Hardy-Littlewood Conjecture implies Lang-Trotter Conjecture for $y^2=x^3+Dx$

If Lang-Trotter holds for some $D$ and $2r$, then $x^2+r^2$ represents infinitely many primes

Density of primes with $a_p=2r$ can be $1/4$ in some cases

Abstract

Let $E$ be an elliptic curve over $\mathbb{Q}.$ Let $a_p$ denote the trace of the Frobenius endomorphism at a rational prime $p$. For a fixed integer $r,$ define the prime-counting function as $\pi_{E,r}(x):=\sum_{p\leq x,p\nmid \Delta_E,a_p=r}1$. The Lang-Trotter Conjecture predicts that $$\pi_{E,r}(x)=C_{E,r}\cdot \frac{\sqrt{x}}{{\rm log}x}+o(\frac{\sqrt{x}}{{\rm log}x})$$ as $x\longrightarrow \infty,$ where $C_{E,r}$ is a specific non-negative constant. The Hardy-Littlewood Conjecture gives a similar asymptotic formula as above for the number of primes of the form $ax^2+bx+c$. We establish a relationship between the Hardy-Littlewood Conjecture and the Lang-Trotter Conjecture for the elliptic curve $y^2=x^3+Dx.$ We show that the Hardy-Littlewood Conjecture implies the Lang-Trotter Conjecture for $y^2=x^3+Dx.$ Conversely, if the Lang-Trotter Conjecture holds for some $D$ and $2r$ (for $y^2=x^3+Dx, p\nmid D, a_p$ is always even) with positive constant $C_{E,2r},$ then the polynomial $x^2+r^2$ represents infinitely many primes.
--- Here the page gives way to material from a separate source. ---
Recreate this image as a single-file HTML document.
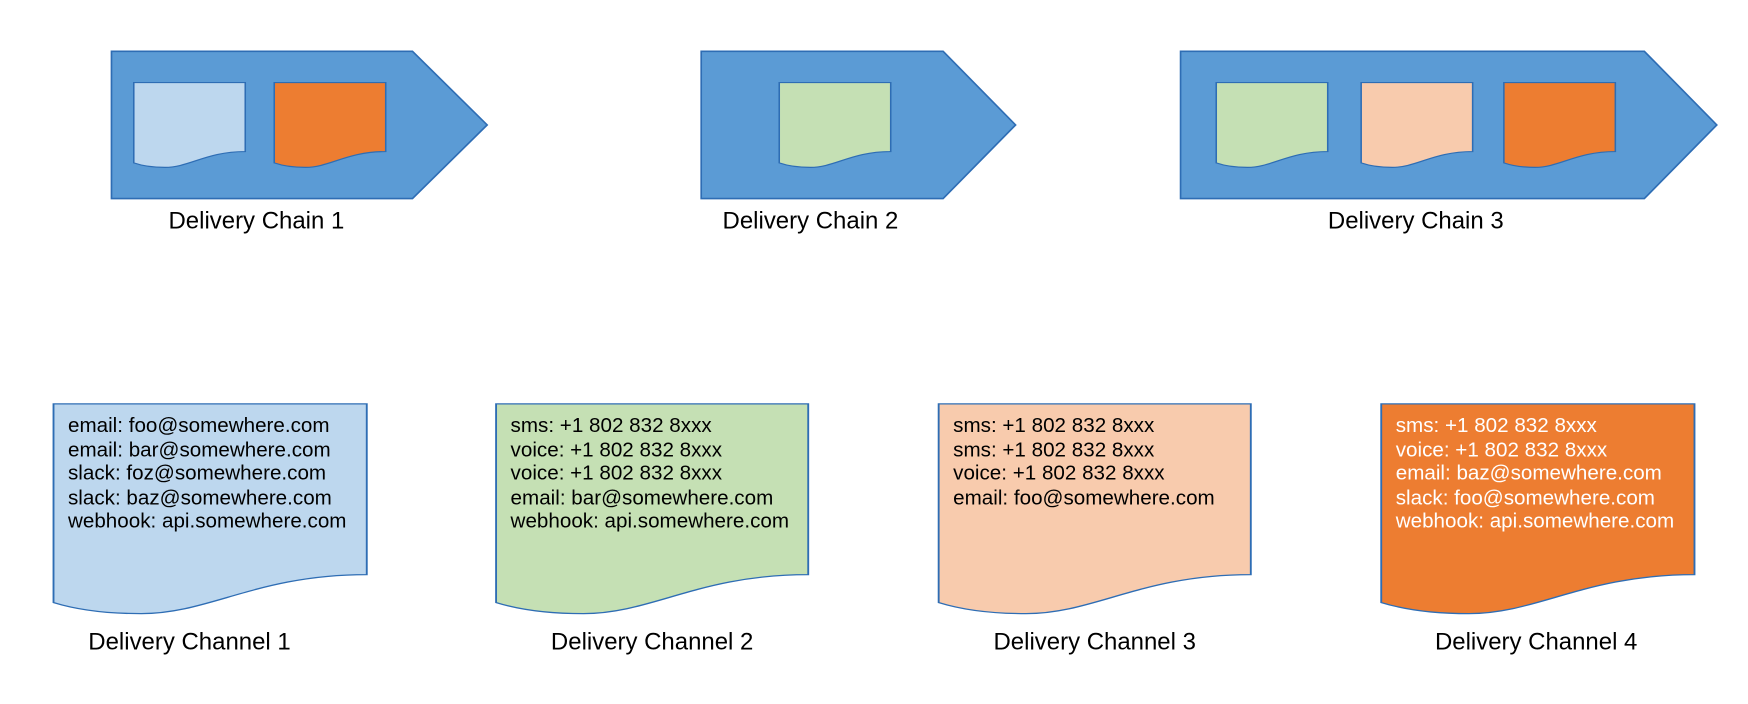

For a prime $p$, if $a_p=2r$, then $p$ is necessarily of the form $x^2+r^2$. Fixing $r$ and $D$, and assuming that the Hardy-Littlewood Conjecture holds, we obtain the density of the primes with $a_p=2r$ inside the set of primes of the form $x^2+r^2$. In some cases, the density is $1/4$, which is a natural expectation, but it fails to be true for all $D$. In particular, we give a full list of $D$ and $r$ when there is no prime $p$ for $a_p=2r$.